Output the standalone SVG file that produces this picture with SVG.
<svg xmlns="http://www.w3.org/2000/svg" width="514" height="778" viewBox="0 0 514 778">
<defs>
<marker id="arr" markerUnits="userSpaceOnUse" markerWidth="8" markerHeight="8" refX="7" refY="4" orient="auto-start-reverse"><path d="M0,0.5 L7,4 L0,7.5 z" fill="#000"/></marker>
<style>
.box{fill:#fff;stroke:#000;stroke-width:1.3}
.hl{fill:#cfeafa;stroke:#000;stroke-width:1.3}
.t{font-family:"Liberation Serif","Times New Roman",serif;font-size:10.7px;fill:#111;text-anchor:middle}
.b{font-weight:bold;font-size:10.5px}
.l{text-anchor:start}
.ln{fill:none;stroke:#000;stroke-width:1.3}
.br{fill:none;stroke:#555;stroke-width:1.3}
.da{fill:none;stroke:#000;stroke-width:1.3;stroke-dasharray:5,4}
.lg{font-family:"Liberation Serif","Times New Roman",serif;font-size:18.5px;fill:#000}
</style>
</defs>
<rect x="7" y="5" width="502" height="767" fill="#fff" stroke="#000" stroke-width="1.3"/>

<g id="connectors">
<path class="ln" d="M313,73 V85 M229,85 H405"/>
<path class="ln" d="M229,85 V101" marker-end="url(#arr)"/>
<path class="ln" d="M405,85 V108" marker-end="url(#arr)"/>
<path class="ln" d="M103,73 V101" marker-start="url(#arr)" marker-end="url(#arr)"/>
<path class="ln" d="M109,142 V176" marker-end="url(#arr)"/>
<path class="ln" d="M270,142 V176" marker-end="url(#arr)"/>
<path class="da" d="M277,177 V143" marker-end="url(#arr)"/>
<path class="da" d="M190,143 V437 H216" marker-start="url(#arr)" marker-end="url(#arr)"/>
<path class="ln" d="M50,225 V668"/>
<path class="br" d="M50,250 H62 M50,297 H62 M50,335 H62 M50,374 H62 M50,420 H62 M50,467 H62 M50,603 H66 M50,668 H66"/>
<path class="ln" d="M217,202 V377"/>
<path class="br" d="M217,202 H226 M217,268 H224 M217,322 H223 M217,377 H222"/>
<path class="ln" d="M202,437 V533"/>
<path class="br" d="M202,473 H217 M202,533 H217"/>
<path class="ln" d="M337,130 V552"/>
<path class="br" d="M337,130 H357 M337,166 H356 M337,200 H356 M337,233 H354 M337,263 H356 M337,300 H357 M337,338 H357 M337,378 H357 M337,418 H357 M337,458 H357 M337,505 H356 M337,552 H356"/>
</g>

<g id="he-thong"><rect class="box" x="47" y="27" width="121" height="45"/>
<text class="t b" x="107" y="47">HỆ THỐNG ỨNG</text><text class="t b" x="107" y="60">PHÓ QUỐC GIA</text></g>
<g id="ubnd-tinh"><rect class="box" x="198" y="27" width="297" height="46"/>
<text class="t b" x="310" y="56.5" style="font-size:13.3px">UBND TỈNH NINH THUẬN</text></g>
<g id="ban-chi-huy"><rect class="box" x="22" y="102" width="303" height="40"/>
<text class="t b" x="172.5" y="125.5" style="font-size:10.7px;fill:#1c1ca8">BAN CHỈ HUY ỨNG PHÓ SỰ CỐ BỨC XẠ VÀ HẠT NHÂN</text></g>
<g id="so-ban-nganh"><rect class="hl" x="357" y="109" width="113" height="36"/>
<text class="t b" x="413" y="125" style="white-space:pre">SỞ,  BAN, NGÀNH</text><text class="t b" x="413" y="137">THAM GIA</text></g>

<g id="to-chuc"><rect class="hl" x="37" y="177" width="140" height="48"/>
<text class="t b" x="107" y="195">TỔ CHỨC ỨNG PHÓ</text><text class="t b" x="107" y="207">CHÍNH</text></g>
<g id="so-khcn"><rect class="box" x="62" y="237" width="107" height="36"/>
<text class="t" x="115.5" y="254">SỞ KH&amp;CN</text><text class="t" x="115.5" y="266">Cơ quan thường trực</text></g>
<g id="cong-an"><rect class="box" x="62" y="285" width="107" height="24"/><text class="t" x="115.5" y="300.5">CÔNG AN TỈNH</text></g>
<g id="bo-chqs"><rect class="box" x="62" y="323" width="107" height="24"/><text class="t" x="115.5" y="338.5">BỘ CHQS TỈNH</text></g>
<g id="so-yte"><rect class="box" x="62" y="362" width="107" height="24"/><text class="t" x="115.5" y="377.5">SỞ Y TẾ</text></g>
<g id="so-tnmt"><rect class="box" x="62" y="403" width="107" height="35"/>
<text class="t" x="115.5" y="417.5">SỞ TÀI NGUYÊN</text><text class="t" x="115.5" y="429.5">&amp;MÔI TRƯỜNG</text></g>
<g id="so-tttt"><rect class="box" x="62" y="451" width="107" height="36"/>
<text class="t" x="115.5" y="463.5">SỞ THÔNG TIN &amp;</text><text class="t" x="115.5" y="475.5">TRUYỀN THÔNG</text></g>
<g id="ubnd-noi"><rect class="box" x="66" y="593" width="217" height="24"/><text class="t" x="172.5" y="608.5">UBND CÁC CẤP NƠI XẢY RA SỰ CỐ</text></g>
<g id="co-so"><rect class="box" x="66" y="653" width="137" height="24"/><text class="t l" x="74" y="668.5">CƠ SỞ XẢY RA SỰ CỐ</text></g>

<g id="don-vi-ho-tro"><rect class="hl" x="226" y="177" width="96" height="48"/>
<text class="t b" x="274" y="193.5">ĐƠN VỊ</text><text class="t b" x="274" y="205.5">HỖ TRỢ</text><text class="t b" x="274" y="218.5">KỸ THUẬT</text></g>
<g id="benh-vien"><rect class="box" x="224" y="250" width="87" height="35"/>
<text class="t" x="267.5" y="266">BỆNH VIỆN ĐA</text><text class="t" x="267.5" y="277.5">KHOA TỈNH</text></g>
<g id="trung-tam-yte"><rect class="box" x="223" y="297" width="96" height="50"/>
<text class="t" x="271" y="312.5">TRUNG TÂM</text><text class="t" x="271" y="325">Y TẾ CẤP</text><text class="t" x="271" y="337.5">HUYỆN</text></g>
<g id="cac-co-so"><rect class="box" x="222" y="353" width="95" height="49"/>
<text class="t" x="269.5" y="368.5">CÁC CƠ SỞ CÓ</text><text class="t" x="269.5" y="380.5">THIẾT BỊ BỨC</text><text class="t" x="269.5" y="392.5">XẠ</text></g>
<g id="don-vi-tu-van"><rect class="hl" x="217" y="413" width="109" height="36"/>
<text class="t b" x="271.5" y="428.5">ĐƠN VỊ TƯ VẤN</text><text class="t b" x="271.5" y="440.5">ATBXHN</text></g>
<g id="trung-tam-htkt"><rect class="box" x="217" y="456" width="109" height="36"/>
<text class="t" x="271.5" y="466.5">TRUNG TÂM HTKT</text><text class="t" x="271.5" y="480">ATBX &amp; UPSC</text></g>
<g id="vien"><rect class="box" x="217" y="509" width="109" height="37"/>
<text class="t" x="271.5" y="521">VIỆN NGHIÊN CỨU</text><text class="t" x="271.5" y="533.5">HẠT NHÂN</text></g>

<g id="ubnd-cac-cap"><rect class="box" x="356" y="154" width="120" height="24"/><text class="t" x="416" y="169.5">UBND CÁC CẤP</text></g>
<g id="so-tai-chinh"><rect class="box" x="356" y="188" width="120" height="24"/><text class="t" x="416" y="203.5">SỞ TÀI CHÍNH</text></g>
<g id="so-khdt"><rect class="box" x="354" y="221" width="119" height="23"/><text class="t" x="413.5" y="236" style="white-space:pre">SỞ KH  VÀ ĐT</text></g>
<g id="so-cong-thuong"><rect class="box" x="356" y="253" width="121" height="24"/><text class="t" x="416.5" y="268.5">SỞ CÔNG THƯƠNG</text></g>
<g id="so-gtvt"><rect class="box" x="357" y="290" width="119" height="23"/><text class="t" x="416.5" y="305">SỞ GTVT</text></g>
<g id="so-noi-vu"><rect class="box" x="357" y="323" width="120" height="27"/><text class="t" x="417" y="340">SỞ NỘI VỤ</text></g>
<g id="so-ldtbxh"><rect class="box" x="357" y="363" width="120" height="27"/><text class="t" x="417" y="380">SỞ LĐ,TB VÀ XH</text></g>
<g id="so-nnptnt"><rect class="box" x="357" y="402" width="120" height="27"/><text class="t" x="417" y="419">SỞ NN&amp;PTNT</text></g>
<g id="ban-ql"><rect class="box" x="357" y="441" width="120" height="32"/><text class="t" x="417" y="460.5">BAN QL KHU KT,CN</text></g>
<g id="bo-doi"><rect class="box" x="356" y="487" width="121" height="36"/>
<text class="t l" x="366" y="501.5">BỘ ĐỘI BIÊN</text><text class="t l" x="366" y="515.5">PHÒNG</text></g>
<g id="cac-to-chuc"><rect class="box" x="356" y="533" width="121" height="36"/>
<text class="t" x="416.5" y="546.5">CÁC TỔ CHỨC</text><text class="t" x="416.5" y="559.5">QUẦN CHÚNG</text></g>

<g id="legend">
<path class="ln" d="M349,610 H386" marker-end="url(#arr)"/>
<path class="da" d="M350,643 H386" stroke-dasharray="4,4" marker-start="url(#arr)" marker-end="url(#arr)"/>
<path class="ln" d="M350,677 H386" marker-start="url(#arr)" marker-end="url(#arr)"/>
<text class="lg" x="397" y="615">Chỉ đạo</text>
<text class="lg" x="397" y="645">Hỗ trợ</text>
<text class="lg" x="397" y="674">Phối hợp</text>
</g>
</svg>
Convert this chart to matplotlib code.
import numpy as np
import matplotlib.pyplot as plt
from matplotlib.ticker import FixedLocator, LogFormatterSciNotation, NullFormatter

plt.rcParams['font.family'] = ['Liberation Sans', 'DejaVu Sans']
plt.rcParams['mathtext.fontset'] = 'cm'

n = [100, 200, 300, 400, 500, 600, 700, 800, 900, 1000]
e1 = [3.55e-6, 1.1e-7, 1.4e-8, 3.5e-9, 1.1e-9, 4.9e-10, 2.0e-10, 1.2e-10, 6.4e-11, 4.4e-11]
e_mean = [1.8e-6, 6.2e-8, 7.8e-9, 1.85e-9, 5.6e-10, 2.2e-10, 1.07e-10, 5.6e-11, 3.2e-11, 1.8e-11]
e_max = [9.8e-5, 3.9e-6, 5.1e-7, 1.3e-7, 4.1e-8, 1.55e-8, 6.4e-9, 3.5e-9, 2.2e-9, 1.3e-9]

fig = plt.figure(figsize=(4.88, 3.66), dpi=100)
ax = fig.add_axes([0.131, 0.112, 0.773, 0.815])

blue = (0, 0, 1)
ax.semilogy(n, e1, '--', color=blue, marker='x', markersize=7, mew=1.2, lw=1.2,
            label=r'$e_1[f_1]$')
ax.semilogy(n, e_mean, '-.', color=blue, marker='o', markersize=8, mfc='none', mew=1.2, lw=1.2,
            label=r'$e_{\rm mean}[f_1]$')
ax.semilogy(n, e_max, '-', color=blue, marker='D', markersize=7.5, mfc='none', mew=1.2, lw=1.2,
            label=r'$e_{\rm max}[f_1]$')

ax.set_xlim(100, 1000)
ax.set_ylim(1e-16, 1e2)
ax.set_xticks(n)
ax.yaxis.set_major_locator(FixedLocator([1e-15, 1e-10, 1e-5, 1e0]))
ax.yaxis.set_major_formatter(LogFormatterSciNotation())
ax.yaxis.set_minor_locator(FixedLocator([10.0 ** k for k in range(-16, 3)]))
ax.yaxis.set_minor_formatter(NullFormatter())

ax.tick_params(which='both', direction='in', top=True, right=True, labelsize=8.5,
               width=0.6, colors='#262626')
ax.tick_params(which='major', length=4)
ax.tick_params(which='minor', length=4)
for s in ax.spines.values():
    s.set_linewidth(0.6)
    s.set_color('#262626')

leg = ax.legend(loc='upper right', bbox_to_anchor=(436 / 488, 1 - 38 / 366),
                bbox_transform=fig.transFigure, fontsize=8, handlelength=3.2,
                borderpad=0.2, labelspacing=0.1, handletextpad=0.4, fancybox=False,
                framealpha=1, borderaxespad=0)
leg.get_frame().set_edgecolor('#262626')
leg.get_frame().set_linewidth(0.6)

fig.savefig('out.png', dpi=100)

■ Given exercise: Repeat word for word the stretch of lines from the one with "Convert this chart to matplotlib code." down to the one with "plt.rcParams['mathtext.fontset'] = 'cm'", both included.

■ Result of the task:
Convert this chart to matplotlib code.
import numpy as np
import matplotlib.pyplot as plt
from matplotlib.ticker import FixedLocator, LogFormatterSciNotation, NullFormatter

plt.rcParams['font.family'] = ['Liberation Sans', 'DejaVu Sans']
plt.rcParams['mathtext.fontset'] = 'cm'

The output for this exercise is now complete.